Typhoon Lan, described as "very large and very strong" by Japan's meteorological agency, was packing gusts up to 216 kilometres (134 miles) per hour Sunday afternoon in the Pacific south of Japan.

The storm, which has already lashed large areas of the Japanese archipelago, was moving northeast and may hit Tokyo or surrounding regions Monday morning.

Strong winds forced airline companies to ground more than 380 flights, while some train and ferry services in western Japan were cancelled due to the storm, local media said.

Abe ordered his minister in charge of disasters to be ready to mobilise rescue and evacuation forces, including troops.

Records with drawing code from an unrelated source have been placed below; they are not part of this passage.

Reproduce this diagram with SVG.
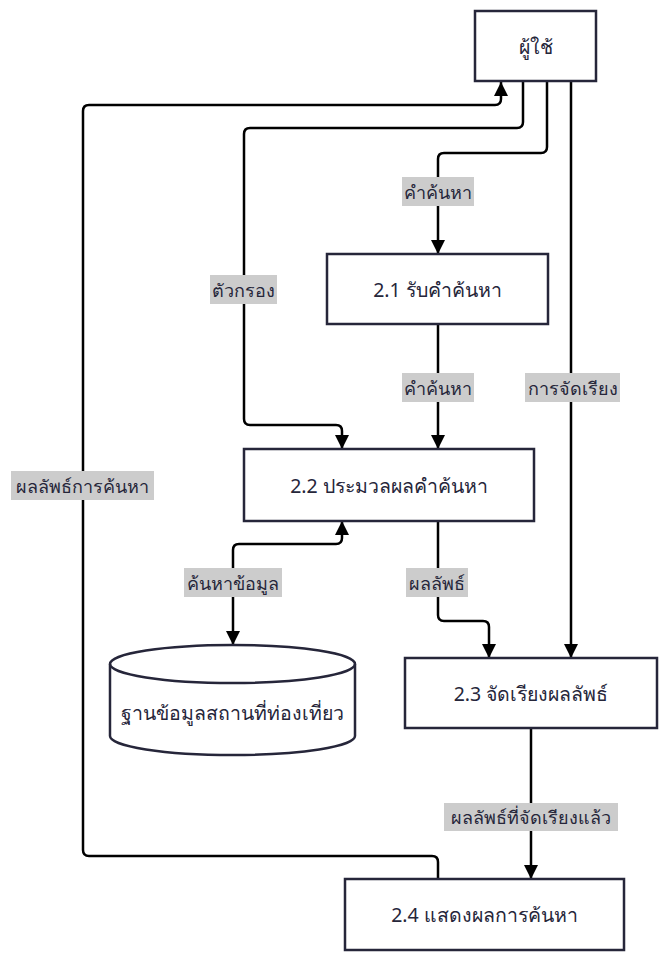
<svg xmlns="http://www.w3.org/2000/svg" width="668" height="964" viewBox="0 0 668 964">
<style>
.box{fill:#ffffff;stroke:#26263a;stroke-width:2.5}
.t{font-family:"Noto Sans","DejaVu Sans",sans-serif;font-size:19.5px;fill:#26263a;text-anchor:middle;dominant-baseline:central}
.lt{font-family:"Noto Sans","DejaVu Sans",sans-serif;font-size:18px;fill:#26263a;text-anchor:middle;dominant-baseline:central}
.lb{fill:#cccccc}
.c{fill:none;stroke:#000000;stroke-width:2.5}
</style>
<defs>
<marker id="ah" markerUnits="userSpaceOnUse" markerWidth="14" markerHeight="14" viewBox="0 0 14 14" refX="14" refY="7" orient="auto-start-reverse">
<path d="M0,0 L14,7 L0,14 z" fill="#000"/>
</marker>
</defs>
<rect width="668" height="964" fill="#ffffff"/>
<g id="connectors">
<path class="c" d="M438,879 V862 Q438,856 432,856 H89 Q83,856 83,850 V111 Q83,105 89,105 H495 Q501,105 501,99 V82" marker-end="url(#ah)"/>
<path class="c" d="M523,81 V122 Q523,128 517,128 H250 Q244,128 244,134 V419 Q244,425 250,425 H336 Q342,425 342,431 V449" marker-end="url(#ah)"/>
<path class="c" d="M547,81 V147 Q547,153 541,153 H444 Q438,153 438,159 V254" marker-end="url(#ah)"/>
<path class="c" d="M438,324 V449" marker-end="url(#ah)"/>
<path class="c" d="M571,81 V658" marker-end="url(#ah)"/>
<path class="c" d="M342,521 V538 Q342,544 336,544 H239 Q233,544 233,550 V645" marker-start="url(#ah)" marker-end="url(#ah)"/>
<path class="c" d="M438,521 V615 Q438,621 444,621 H483 Q489,621 489,627 V658" marker-end="url(#ah)"/>
<path class="c" d="M531,728 V879" marker-end="url(#ah)"/>
<rect class="lb" x="402" y="177" width="72" height="29"/>
<text class="lt" x="438" y="191.5">คำค้นหา</text>
<rect class="lb" x="210" y="275" width="67" height="29"/>
<text class="lt" x="243.5" y="289.5">ตัวกรอง</text>
<rect class="lb" x="402" y="373" width="72" height="29"/>
<text class="lt" x="438" y="387.5">คำค้นหา</text>
<rect class="lb" x="525" y="373" width="95" height="29"/>
<text class="lt" x="572.5" y="387.5">การจัดเรียง</text>
<rect class="lb" x="11" y="471" width="143" height="29"/>
<text class="lt" x="82.5" y="485.5">ผลลัพธ์การค้นหา</text>
<rect class="lb" x="184" y="568" width="98" height="29"/>
<text class="lt" x="233" y="582.5">ค้นหาข้อมูล</text>
<rect class="lb" x="406" y="568" width="62" height="29"/>
<text class="lt" x="437" y="582.5">ผลลัพธ์</text>
<rect class="lb" x="444" y="803" width="174" height="28"/>
<text class="lt" x="531" y="817">ผลลัพธ์ที่จัดเรียงแล้ว</text>
</g>
<g id="user">
<rect class="box" x="475" y="11" width="121" height="70"/>
<text class="t" x="535.5" y="46">ผู้ใช้</text>
</g>
<g id="p21">
<rect class="box" x="327" y="254" width="221" height="70"/>
<text class="t" x="437.5" y="289">2.1 รับคำค้นหา</text>
</g>
<g id="p22">
<rect class="box" x="244" y="449" width="290" height="72"/>
<text class="t" x="389" y="485">2.2 ประมวลผลคำค้นหา</text>
</g>
<g id="db">
<path class="box" d="M110,664 A122.5,19 0 0 1 355,664 V736 A122.5,19 0 0 1 110,736 Z"/>
<path fill="none" stroke="#26263a" stroke-width="2.5" d="M110,664 A122.5,19 0 0 0 355,664"/>
<text class="t" x="232.5" y="712">ฐานข้อมูลสถานที่ท่องเที่ยว</text>
</g>
<g id="p23">
<rect class="box" x="405" y="658" width="252" height="70"/>
<text class="t" x="531" y="693">2.3 จัดเรียงผลลัพธ์</text>
</g>
<g id="p24">
<rect class="box" x="345" y="879" width="279" height="71"/>
<text class="t" x="484.5" y="914.5">2.4 แสดงผลการค้นหา</text>
</g>
</svg>
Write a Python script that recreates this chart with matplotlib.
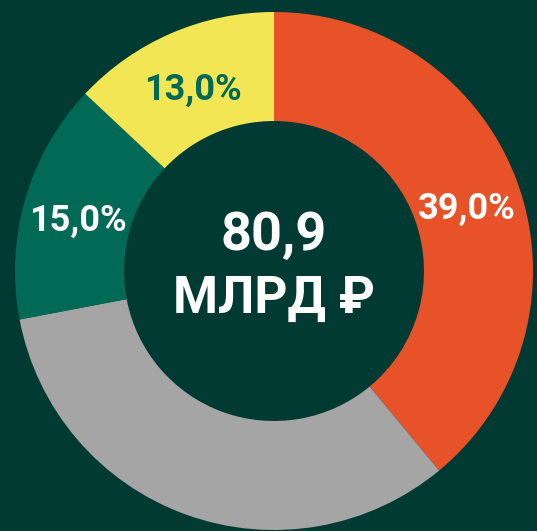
import matplotlib
matplotlib.use("Agg")
import matplotlib.pyplot as plt
import numpy as np

categories = ["A", "B", "C", "D"]
values = [39.0, 33.0, 15.0, 13.0]
labels = ["39,0%", "", "15,0%", "13,0%"]
colors = ["#e85229", "#a5a5a5", "#006a57", "#f2e655"]
label_colors = ["white", "white", "white", "#006a57"]
center_lines = ["80,9", "МЛРД ₽"]

BG = "#013a33"
W, H = 537, 531
DPI = 100
fig = plt.figure(figsize=(W / DPI, H / DPI), dpi=DPI, facecolor=BG)
ax = fig.add_axes([0, 0, 1, 1])
ax.set_facecolor(BG)

R = 259.0
cx, cy = 274.0, 271.0

inner = 150.0 / R
wedges, _ = ax.pie(values, colors=colors, startangle=90, counterclock=False,
                   radius=1.0, wedgeprops=dict(width=1.0 - inner, linewidth=0),
                   center=(0, 0), frame=True)
ax.set_xlim(-cx / R, (W - cx) / R)
ax.set_ylim(-(H - cy) / R, cy / R)
ax.set_aspect("auto")
ax.axis("off")

font = "Roboto"
rmid = (1.0 + inner) / 2
for w, lab, lc in zip(wedges, labels, label_colors):
    if not lab:
        continue
    ang = np.deg2rad((w.theta1 + w.theta2) / 2)
    x, y = rmid * np.cos(ang), rmid * np.sin(ang) - 7 / R
    ax.text(x, y, lab, color=lc, fontsize=26, fontweight="bold", family=font,
            ha="center", va="center")

ax.text(0, (271 - 250) / R, center_lines[0], color="white", fontsize=39,
        fontweight="bold", family=font, ha="center", va="baseline")
ax.text(0, (271 - 313) / R, center_lines[1], color="white", fontsize=37,
        fontweight="bold", family=[font, "DejaVu Sans"], ha="center", va="baseline")

fig.savefig("out.png", dpi=DPI, facecolor=BG)
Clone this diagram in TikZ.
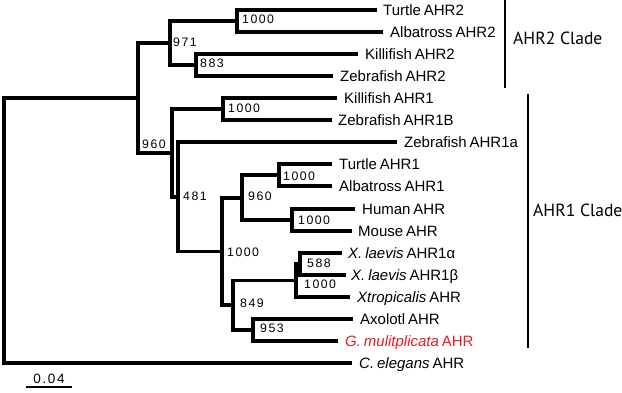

"In order to protect people's lives, the Abe cabinet will unite and do its best to provide an emergency response to a disaster," he told reporters. 

Several local governments in Osaka and other prefectures issued evacuation advisories, urging residents living near the coast, rivers and hillsides to move to shelters.

The weather agency separately warned of high waves, landslides and floods in central and western Japan.

Voters in the capital braved torrential rain and driving wind on election day, as opinion polls indicate Abe is on course for a comfortable win.

Analysts say that if the weather affects turnout, it is likely to benefit Abe, whose conservative voters are seen as more determined to cast their ballots.

Voting was delayed by some 20 minutes in Kochi in western Japan when landslides blocked a road.

Ferries to a remote island in the west were cancelled due to high waves, forcing election officials to suspend the counting of votes there.

On Saturday voters on remote southern islands in the path of the storm had cast their ballots early, heeding a call from Abe.